Grecia, con quel no
sfida tutta politica

«Apriamo la strada per tutti i popoli d’Europa. Oggi la democrazia batte la paura». Le parole di Alexis Tsipras lasciano intendere che la vittoria dei «no» è una sfida all’Europa di Angela Merkel. Così l’hanno interpretata gli elettori greci e questo spiega i festeggiamenti che sono seguiti alla vittoria referendaria del governo di Syriza. È stato il referendum dell’orgoglio nazionale. La maggioranza dei greci si è ritrovata unita nel bocciare le proposte di austerità.

La Commissione europea, il Fondo monetario internazionale e la Banca centrale europea con le loro politiche hanno portato il Paese in questi ultimi cinque anni alla miseria, una condizione da Paese in guerra. È questo il sentimento che è prevalso, anche se la ragione dice che il futuro è plumbeo. Da festeggiare c’è ben poco. Oggi la Grecia è in default. E anche se il governo di Atene dice di voler iniziare subito le trattative con i creditori, è difficile che a Bruxelles siano pronti a far ripartire il dialogo dopo essere stati qualificati dal ministro delle finanze ellenico Varoufakis come terroristi. Anche i rapporti umani hanno il loro peso in politica. Ma l’euforia della vittoria fa credere ai governanti greci di poter dettare i tempi delle trattative.
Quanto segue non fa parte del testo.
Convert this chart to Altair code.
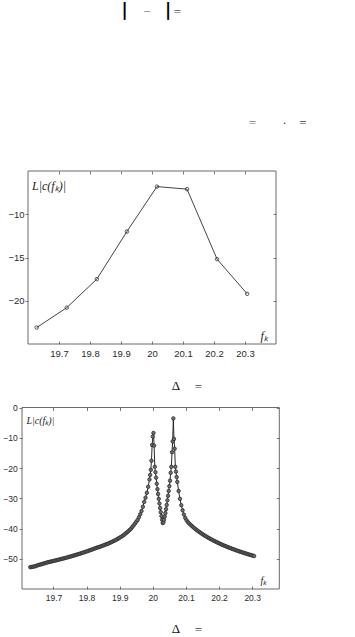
import altair as alt
import pandas as pd

# ---------------- data: upper panel ----------------
f1 = [19.628, 19.725, 19.822, 19.919, 20.016, 20.113, 20.210, 20.307]
v1 = [-23.1, -20.8, -17.5, -12.0, -6.8, -7.1, -15.2, -19.2]
x1_ticks = [19.7, 19.8, 19.9, 20.0, 20.1, 20.2, 20.3]
y1_ticks = [-10, -15, -20]
x1_domain = [19.6, 20.4]
y1_domain = [-25, -5]

# ---------------- data: lower panel ----------------
f2_left = [19.630, 19.634, 19.638, 19.642, 19.646, 19.650, 19.654, 19.658, 19.662, 19.666,
           19.670, 19.674, 19.678, 19.682, 19.686, 19.690, 19.694, 19.698, 19.702, 19.706,
           19.710, 19.714, 19.718, 19.722, 19.726, 19.730, 19.734, 19.738, 19.742, 19.746,
           19.750, 19.754, 19.758, 19.762, 19.766, 19.770, 19.774, 19.778, 19.782, 19.786,
           19.790, 19.794, 19.798, 19.802, 19.806, 19.810, 19.814, 19.818, 19.822, 19.826,
           19.830, 19.834, 19.838, 19.842, 19.846, 19.850, 19.854, 19.858, 19.862, 19.866,
           19.870, 19.874, 19.878, 19.882, 19.886, 19.890, 19.894, 19.898, 19.902, 19.906,
           19.910, 19.914, 19.918, 19.922, 19.926, 19.930, 19.934, 19.938, 19.942, 19.946,
           19.950, 19.954, 19.958, 19.962, 19.966, 19.970, 19.974, 19.978, 19.982, 19.986]
v2_left = [-52.80, -52.71, -52.63, -52.54, -52.45, -52.26, -52.10, -51.97, -51.88, -51.73,
           -51.59, -51.49, -51.34, -51.19, -51.09, -50.99, -50.89, -50.78, -50.68, -50.57,
           -50.46, -50.35, -50.24, -50.13, -50.02, -49.90, -49.79, -49.67, -49.55, -49.43,
           -49.30, -49.18, -49.05, -48.92, -48.79, -48.66, -48.52, -48.39, -48.25, -48.11,
           -47.96, -47.82, -47.67, -47.52, -47.36, -47.21, -47.05, -46.89, -46.72, -46.55,
           -46.38, -46.25, -46.13, -45.94, -45.81, -45.62, -45.47, -45.27, -45.12, -44.96,
           -44.74, -44.57, -44.35, -44.11, -43.93, -43.68, -43.43, -43.17, -42.90, -42.63,
           -42.34, -42.00, -41.65, -41.30, -40.90, -40.50, -40.10, -39.50, -39.00, -38.40,
           -37.80, -37.20, -36.30, -35.30, -34.20, -32.80, -31.20, -29.80, -28.20, -26.20]

f2_peaks = [19.990, 19.992, 19.994, 19.996, 19.998, 20.000, 20.002, 20.004, 20.006, 20.008,
            20.010, 20.012, 20.014, 20.016, 20.018, 20.020, 20.022, 20.024, 20.026, 20.028,
            20.030, 20.032, 20.034, 20.036, 20.038, 20.040, 20.042, 20.044, 20.046, 20.048,
            20.050, 20.052, 20.054, 20.056, 20.058, 20.060, 20.062, 20.064, 20.066, 20.068,
            20.070, 20.072, 20.074]
v2_peaks = [-23.8, -22.3, -20.6, -17.6, -12.4, -9.6, -8.4, -12.6, -19.6, -21.4,
            -23.2, -25.2, -27.0, -28.6, -30.2, -31.7, -33.2, -34.6, -35.9, -37.1,
            -38.2, -38.0, -37.1, -36.0, -34.9, -33.6, -32.2, -30.7, -29.2, -27.6,
            -26.0, -24.2, -21.6, -19.6, -14.8, -11.2, -3.6, -10.4, -13.6, -19.6,
            -21.2, -23.0, -24.6]

f2_right = [20.078, 20.082, 20.086, 20.090, 20.094, 20.098, 20.102, 20.106, 20.110, 20.114,
            20.118, 20.122, 20.126, 20.130, 20.134, 20.138, 20.142, 20.146, 20.150, 20.154,
            20.158, 20.162, 20.166, 20.170, 20.174, 20.178, 20.182, 20.186, 20.190, 20.194,
            20.198, 20.202, 20.206, 20.210, 20.214, 20.218, 20.222, 20.226, 20.230, 20.234,
            20.238, 20.242, 20.246, 20.250, 20.254, 20.258, 20.262, 20.266, 20.270, 20.274,
            20.278, 20.282, 20.286, 20.290, 20.294, 20.298, 20.302, 20.306]
v2_right = [-27.6, -30.2, -32.3, -34.0, -35.4, -36.5, -37.3, -37.9, -38.34, -38.77,
            -39.17, -39.56, -39.93, -40.28, -40.62, -40.95, -41.26, -41.57, -41.86, -42.15,
            -42.42, -42.69, -42.95, -43.20, -43.45, -43.68, -43.92, -44.14, -44.36, -44.58,
            -44.79, -44.99, -45.19, -45.39, -45.58, -45.76, -45.95, -46.12, -46.30, -46.47,
            -46.64, -46.81, -46.97, -47.13, -47.28, -47.44, -47.59, -47.74, -47.88, -48.03,
            -48.17, -48.31, -48.44, -48.58, -48.71, -48.84, -48.97, -49.10]

x2_ticks = [19.7, 19.8, 19.9, 20.0, 20.1, 20.2, 20.3]
y2_ticks = [0, -10, -20, -30, -40, -50]
x2_domain = [19.605, 20.382]
y2_domain = [-60, 0]

# ---------------- tables ----------------
df1 = pd.DataFrame({"f": f1, "v": v1})
df2 = pd.DataFrame({"f": f2_left + f2_peaks + f2_right,
                    "v": v2_left + v2_peaks + v2_right})
frame1 = pd.DataFrame({"x0": [x1_domain[0]], "x1": [x1_domain[1]],
                       "y0": [y1_domain[0]], "y1": [y1_domain[1]]})
frame2 = pd.DataFrame({"x0": [x2_domain[0]], "x1": [x2_domain[1]],
                       "y0": [y2_domain[0]], "y1": [y2_domain[1]]})

W, H = 355, 637
SANS = "Liberation Sans"
SERIF = "Liberation Serif"
TICK = "#777777"
LAB = "#2a2a2a"


def panel(df, frame, xdom, ydom, xr, yr, xt, yt, lab_size, title_size,
          left_off, bottom_off, top_off, right_off, lpad, bpad,
          ytitle_xy, xtitle_xy, line_color, pt_size, pt_fill, pt_filled):
    xs = alt.Scale(domain=xdom, range=xr, nice=False, zero=False)
    ys = alt.Scale(domain=ydom, range=yr, nice=False, zero=False)
    common = dict(domain=False, grid=False, tickSize=3, tickColor=TICK, tickWidth=1,
                  labelFlush=False, labelOverlap=False)
    ax_bottom = alt.Axis(orient="bottom", offset=bottom_off, values=xt, format="~g",
                         labelPadding=bpad, labelFont=SANS, labelFontSize=lab_size,
                         labelColor=LAB, title="fₖ", titleX=xtitle_xy[0],
                         titleY=xtitle_xy[1], titleAlign="left", titleBaseline="middle",
                         titleFont=SERIF, titleFontStyle="italic", titleFontWeight="normal",
                         titleFontSize=title_size, titleColor="#222222", **common)
    ax_left = alt.Axis(orient="left", offset=left_off, values=yt, format="d",
                       labelPadding=lpad, labelFont=SANS, labelFontSize=lab_size,
                       labelColor=LAB, title="L|c(fₖ)|", titleAngle=0,
                       titleX=ytitle_xy[0], titleY=ytitle_xy[1], titleAlign="left",
                       titleBaseline="middle", titleFont=SERIF, titleFontStyle="italic",
                       titleFontWeight="normal", titleFontSize=title_size,
                       titleColor="#222222", **common)
    ax_top = alt.Axis(orient="top", offset=top_off, values=xt, labels=False,
                      title=None, **common)
    ax_right = alt.Axis(orient="right", offset=right_off, values=yt, labels=False,
                        title=None, **common)

    box = alt.Chart(frame).mark_rect(fillOpacity=0, stroke="#6a6a6a", strokeWidth=1).encode(
        x=alt.X("x0:Q", scale=xs, axis=None), x2="x1",
        y=alt.Y("y0:Q", scale=ys, axis=None), y2="y1")
    line = alt.Chart(df).mark_line(color=line_color, strokeWidth=1).encode(
        x=alt.X("f:Q", scale=xs, axis=ax_bottom),
        y=alt.Y("v:Q", scale=ys, axis=ax_left))
    if pt_filled:
        pmark = alt.Chart(df).mark_point(shape="circle", size=pt_size, filled=True,
                                         fill=pt_fill, stroke="#2a2a2a", strokeWidth=0.8,
                                         opacity=1)
    else:
        pmark = alt.Chart(df).mark_point(shape="circle", size=pt_size, filled=False,
                                         color="#333333", strokeWidth=0.8, opacity=1)
    pts = pmark.encode(
        x=alt.X("f:Q", scale=xs, axis=ax_top),
        y=alt.Y("v:Q", scale=ys, axis=ax_right))
    return alt.layer(box, line, pts).resolve_axis(x="independent", y="independent")


top = panel(df1, frame1, x1_domain, y1_domain, [28, 276], [344, 171], x1_ticks, y1_ticks,
            lab_size=9.5, title_size=12,
            left_off=-28, bottom_off=341 - H, top_off=-174, right_off=273 - W,
            lpad=1, bpad=4.5, ytitle_xy=(3.5, 185), xtitle_xy=(260, -6),
            line_color="#444444", pt_size=12, pt_fill="#ffffff", pt_filled=False)

bottom = panel(df2, frame2, x2_domain, y2_domain, [22, 279.3], [589, 407.5], x2_ticks, y2_ticks,
               lab_size=8.5, title_size=10,
               left_off=-22, bottom_off=586 - H, top_off=-410.5, right_off=276.3 - W,
               lpad=1.7, bpad=4, ytitle_xy=(4, 420), xtitle_xy=(260, -6),
               line_color="#2a2a2a", pt_size=12, pt_fill="#707070", pt_filled=True)


def note(s, x, y, size, color, font=SERIF, weight="normal"):
    return alt.Chart(alt.Data(values=[{}])).mark_text(
        text=s, fontSize=size, color=color, font=font, fontWeight=weight,
        align="center", baseline="middle").encode(x=alt.value(x), y=alt.value(y))


notes = [
    note("|", 124.7, 11, 17, "#000000", font="DejaVu Sans", weight="bold"),
    note("−", 147, 11.5, 13, "#777777"),
    note("|", 168, 11, 17, "#000000", font="DejaVu Sans", weight="bold"),
    note("=", 177.5, 11.5, 13, "#555555"),
    note("=", 252.5, 123, 13, "#777777"),
    note("·", 284.5, 123, 12, "#333333"),
    note("=", 303, 123, 13, "#444444"),
    note("Δ", 176, 386, 13, "#111111"),
    note("=", 198.5, 386.5, 13, "#444444"),
    note("Δ", 176, 629, 13, "#111111"),
    note("=", 198.5, 629.5, 13, "#444444"),
]

chart = alt.layer(top, bottom, *notes).resolve_scale(
    x="independent", y="independent").resolve_axis(
    x="independent", y="independent").properties(
    width=W, height=H, padding=0,
    autosize=alt.AutoSizeParams(type="none"),
    background="white").configure_view(stroke=None)

chart.save("out.html", embed_options={"renderer": "svg", "actions": False})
La verità è che se la Bce chiude i rubinetti per le banche greche, anche i 60 euro che potevano essere ritirati in questi giorni dai pensionati verranno meno, e di fatto ci sarà bisogno temporaneamente di una nuova moneta circolante. L’ulteriore povertà e disperazione che ne seguiranno, Tsipras e soci sono già pronti a scaricarla su Bruxelles e Berlino indicando al pubblico ludibrio gli affamatori del popolo. La carta greca è politica e ad Atene intendono giocarla fino in fondo. Non hanno alternative. Nelle capitali europee non si può essere insensibili all’impatto che la vittoria dei «no» ha sui rispettivi elettorati euroscettici e europopulisti. In ogni Paese dell’Unione la sfiducia verso la costruzione europea aumenta e i governi in carica temono di essere scavalcati.

Una Grecia in bancarotta può portare a gesti disperati. Russia e Cina possono diventare partner possibili per chi si sente tradito dai suoi alleati tradizionali. L’avversione all’Europa in formato tedesco è a tal punto cresciuta da rendere addirittura auspicabile in alcune forze politiche un accordo con la Turchia. E in tal senso Ankara ha già fatto sapere di essere disposta ad aiutare il governo di Atene. Insomma, sul miele greco si stanno già buttando tutti quelli che hanno un conto aperto con l’Occidente e l’Europa. Per non parlare del terrorismo che, in una Grecia delusa dall’insensibilità dei creditori e costretta alla miseria umana cui è, potrebbe trovare se non accoglienza, quanto meno condiscendenza.

Quindi la questione greca è ben lungi dall’essere solo un caso economico. Ed è questa la lezione che viene impartita all’Europa della cosiddetta austerità.Non aver tenuto conto delle sensibilità nazionali, delle tradizioni, della sostenibilità dei sacrifici. Come poteva il contadino greco votare «sì» quando una delle condizioni imposte era il pagamento dell’Iva al 23% in un Paese dove da secoli le tasse in agricoltura non si pagano ? Come poteva votare «sì» all’Europa e «no» al proprio governo una famiglia che statisticamente ha tra i suoi membri almeno un disoccupato, un licenziato, un pensionato con la pensione dimezzata?

L’euro è nato per rendere tutte le economie dei Paesi membri assimilabili alla nazione guida, alla Germania. I fatti dimostrano che almeno in Grecia non ha funzionato. Adesso, sull’onda della vittoria, Alexis Tsipras e il suo partito vogliono rovesciare il modello. Da oggi tutti noi dovremmo in Europa diventare un po’ più greci. Difficile che ci riescano.